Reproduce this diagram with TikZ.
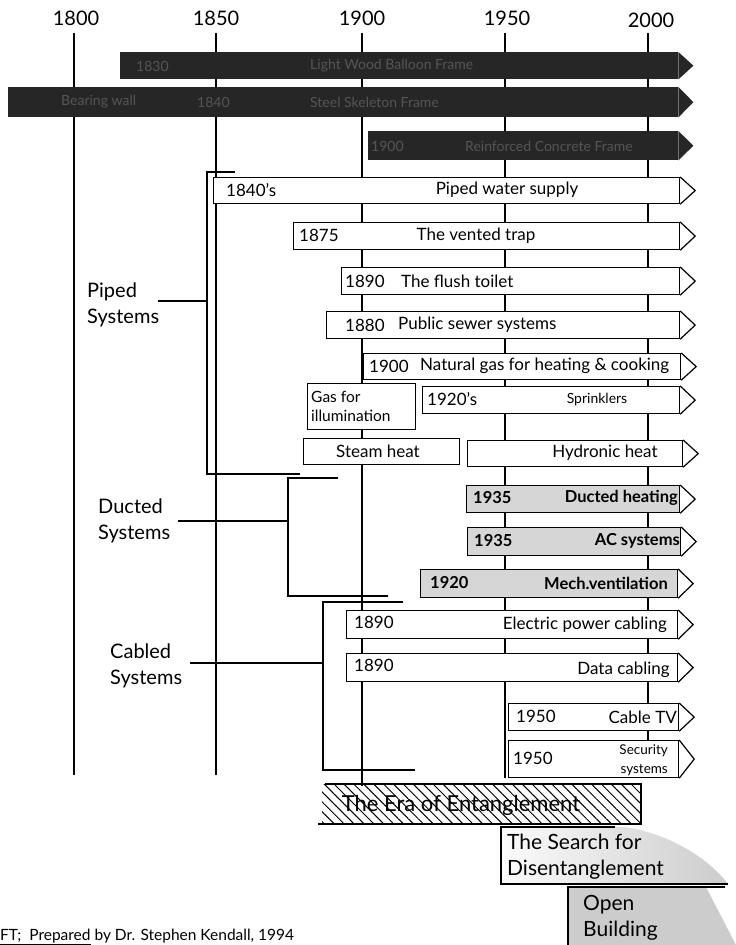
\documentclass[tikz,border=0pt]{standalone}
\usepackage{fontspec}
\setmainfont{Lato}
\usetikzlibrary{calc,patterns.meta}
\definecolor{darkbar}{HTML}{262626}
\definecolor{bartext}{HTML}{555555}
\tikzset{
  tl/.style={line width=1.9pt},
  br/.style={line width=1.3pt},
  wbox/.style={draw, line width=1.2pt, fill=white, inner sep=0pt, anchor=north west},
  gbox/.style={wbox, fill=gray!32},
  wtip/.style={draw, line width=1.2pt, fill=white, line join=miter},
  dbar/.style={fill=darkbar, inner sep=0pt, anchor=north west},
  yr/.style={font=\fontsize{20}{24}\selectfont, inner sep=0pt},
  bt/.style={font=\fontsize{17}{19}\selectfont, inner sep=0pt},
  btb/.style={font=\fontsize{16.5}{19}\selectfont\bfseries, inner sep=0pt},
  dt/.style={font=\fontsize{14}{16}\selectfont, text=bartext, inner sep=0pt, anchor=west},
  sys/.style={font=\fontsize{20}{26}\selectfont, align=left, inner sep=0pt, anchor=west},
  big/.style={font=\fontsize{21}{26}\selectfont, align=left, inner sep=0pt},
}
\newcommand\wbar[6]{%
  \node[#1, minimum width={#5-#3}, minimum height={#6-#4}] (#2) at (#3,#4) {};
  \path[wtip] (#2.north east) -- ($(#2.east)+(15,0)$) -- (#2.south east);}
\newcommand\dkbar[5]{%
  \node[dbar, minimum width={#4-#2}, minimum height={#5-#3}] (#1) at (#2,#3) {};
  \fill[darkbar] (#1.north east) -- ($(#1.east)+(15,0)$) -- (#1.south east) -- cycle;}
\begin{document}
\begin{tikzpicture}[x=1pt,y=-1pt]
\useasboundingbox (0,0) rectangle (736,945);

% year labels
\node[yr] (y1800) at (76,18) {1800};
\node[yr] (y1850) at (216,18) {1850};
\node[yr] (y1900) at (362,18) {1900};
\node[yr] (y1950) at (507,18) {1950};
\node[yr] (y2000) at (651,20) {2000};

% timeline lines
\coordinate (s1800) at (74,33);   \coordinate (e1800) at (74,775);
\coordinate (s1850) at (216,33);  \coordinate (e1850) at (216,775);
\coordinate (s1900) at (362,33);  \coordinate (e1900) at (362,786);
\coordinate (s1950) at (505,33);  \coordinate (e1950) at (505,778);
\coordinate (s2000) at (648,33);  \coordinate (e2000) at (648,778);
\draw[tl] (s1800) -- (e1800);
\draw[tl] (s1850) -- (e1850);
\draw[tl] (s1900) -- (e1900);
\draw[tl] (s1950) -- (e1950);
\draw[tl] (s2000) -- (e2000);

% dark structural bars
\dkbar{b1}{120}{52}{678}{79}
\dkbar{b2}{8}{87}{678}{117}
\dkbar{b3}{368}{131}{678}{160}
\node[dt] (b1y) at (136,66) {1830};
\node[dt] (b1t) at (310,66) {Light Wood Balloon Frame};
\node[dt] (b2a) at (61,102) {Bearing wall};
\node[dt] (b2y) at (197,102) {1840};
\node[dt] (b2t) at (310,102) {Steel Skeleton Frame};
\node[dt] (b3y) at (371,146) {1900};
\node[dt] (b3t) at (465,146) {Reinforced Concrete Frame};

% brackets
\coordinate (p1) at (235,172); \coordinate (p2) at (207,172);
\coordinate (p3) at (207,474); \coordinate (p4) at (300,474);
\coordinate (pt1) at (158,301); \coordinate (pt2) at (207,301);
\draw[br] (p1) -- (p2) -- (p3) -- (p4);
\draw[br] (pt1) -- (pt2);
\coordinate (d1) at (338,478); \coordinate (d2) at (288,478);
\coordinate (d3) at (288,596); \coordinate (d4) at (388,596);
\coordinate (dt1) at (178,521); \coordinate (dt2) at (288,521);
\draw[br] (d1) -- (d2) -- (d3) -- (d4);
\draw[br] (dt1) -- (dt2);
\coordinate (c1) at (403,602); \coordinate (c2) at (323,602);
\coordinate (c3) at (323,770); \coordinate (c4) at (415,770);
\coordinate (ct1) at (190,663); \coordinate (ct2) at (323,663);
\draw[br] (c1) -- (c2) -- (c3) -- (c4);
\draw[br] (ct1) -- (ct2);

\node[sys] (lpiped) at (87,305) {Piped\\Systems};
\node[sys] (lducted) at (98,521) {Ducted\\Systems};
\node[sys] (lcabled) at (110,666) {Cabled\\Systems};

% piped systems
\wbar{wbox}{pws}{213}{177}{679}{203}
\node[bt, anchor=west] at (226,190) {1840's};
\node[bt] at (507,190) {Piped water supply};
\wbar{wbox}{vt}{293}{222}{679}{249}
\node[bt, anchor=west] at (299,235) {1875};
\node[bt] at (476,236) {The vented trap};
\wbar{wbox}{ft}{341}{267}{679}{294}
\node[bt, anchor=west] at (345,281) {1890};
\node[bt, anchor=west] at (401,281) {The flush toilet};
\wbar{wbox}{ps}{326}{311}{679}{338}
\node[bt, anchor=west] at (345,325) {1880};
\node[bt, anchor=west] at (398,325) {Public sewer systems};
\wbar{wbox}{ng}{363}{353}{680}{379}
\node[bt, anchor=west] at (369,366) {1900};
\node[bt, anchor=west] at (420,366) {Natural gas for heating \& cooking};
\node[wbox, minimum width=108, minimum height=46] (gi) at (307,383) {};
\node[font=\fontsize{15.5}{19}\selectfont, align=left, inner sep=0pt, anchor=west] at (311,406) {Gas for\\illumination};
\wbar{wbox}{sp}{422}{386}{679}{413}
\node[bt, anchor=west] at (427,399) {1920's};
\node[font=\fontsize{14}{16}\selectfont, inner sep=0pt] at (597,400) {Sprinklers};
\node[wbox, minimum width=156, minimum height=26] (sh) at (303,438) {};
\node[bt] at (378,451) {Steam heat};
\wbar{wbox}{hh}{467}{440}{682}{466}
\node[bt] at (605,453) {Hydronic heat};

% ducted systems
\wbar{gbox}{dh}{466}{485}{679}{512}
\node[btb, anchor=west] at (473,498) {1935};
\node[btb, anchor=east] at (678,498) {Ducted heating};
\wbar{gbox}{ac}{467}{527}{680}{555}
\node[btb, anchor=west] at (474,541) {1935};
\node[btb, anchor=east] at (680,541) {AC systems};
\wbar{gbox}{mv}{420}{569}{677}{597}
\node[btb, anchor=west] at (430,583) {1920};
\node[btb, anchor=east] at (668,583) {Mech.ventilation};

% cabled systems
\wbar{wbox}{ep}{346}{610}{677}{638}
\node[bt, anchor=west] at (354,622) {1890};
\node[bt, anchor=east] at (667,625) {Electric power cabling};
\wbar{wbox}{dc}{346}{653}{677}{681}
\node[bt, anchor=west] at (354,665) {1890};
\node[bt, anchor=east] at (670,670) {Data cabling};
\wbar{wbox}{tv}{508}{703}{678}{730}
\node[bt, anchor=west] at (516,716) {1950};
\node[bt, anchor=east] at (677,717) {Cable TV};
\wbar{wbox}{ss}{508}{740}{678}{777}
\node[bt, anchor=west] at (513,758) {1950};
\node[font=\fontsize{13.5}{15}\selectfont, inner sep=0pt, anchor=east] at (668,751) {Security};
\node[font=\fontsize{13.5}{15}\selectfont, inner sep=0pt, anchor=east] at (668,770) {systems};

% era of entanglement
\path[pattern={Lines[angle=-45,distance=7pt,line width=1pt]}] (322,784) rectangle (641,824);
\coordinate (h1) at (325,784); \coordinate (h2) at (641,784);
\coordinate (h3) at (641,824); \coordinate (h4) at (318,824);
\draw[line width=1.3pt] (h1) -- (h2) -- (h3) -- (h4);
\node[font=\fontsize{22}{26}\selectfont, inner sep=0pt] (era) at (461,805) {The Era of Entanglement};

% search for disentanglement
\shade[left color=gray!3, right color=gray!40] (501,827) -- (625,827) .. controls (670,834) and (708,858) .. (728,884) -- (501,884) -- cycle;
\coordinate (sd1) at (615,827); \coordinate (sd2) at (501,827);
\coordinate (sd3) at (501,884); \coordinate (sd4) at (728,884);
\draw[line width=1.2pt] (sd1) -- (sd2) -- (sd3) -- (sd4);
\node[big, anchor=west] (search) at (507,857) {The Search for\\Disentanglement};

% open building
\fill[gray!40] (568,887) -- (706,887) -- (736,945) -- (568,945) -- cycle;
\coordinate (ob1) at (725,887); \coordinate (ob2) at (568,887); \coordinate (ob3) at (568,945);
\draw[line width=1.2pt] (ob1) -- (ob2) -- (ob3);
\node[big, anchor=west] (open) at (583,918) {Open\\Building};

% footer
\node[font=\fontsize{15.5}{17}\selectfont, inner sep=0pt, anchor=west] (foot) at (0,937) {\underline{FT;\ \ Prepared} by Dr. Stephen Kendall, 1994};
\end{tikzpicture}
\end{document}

________

■ DIRECTIONS FOR THIS TASK
Pictures stay out. Repeat only the lines from the beginning of the data through the line that has "(y2000) at (651,20)".

■ TASK SOLUTION
Reproduce this diagram with TikZ.
\documentclass[tikz,border=0pt]{standalone}
\usepackage{fontspec}
\setmainfont{Lato}
\usetikzlibrary{calc,patterns.meta}
\definecolor{darkbar}{HTML}{262626}
\definecolor{bartext}{HTML}{555555}
\tikzset{
  tl/.style={line width=1.9pt},
  br/.style={line width=1.3pt},
  wbox/.style={draw, line width=1.2pt, fill=white, inner sep=0pt, anchor=north west},
  gbox/.style={wbox, fill=gray!32},
  wtip/.style={draw, line width=1.2pt, fill=white, line join=miter},
  dbar/.style={fill=darkbar, inner sep=0pt, anchor=north west},
  yr/.style={font=\fontsize{20}{24}\selectfont, inner sep=0pt},
  bt/.style={font=\fontsize{17}{19}\selectfont, inner sep=0pt},
  btb/.style={font=\fontsize{16.5}{19}\selectfont\bfseries, inner sep=0pt},
  dt/.style={font=\fontsize{14}{16}\selectfont, text=bartext, inner sep=0pt, anchor=west},
  sys/.style={font=\fontsize{20}{26}\selectfont, align=left, inner sep=0pt, anchor=west},
  big/.style={font=\fontsize{21}{26}\selectfont, align=left, inner sep=0pt},
}
\newcommand\wbar[6]{%
  \node[#1, minimum width={#5-#3}, minimum height={#6-#4}] (#2) at (#3,#4) {};
  \path[wtip] (#2.north east) -- ($(#2.east)+(15,0)$) -- (#2.south east);}
\newcommand\dkbar[5]{%
  \node[dbar, minimum width={#4-#2}, minimum height={#5-#3}] (#1) at (#2,#3) {};
  \fill[darkbar] (#1.north east) -- ($(#1.east)+(15,0)$) -- (#1.south east) -- cycle;}
\begin{document}
\begin{tikzpicture}[x=1pt,y=-1pt]
\useasboundingbox (0,0) rectangle (736,945);

% year labels
\node[yr] (y1800) at (76,18) {1800};
\node[yr] (y1850) at (216,18) {1850};
\node[yr] (y1900) at (362,18) {1900};
\node[yr] (y1950) at (507,18) {1950};
\node[yr] (y2000) at (651,20) {2000};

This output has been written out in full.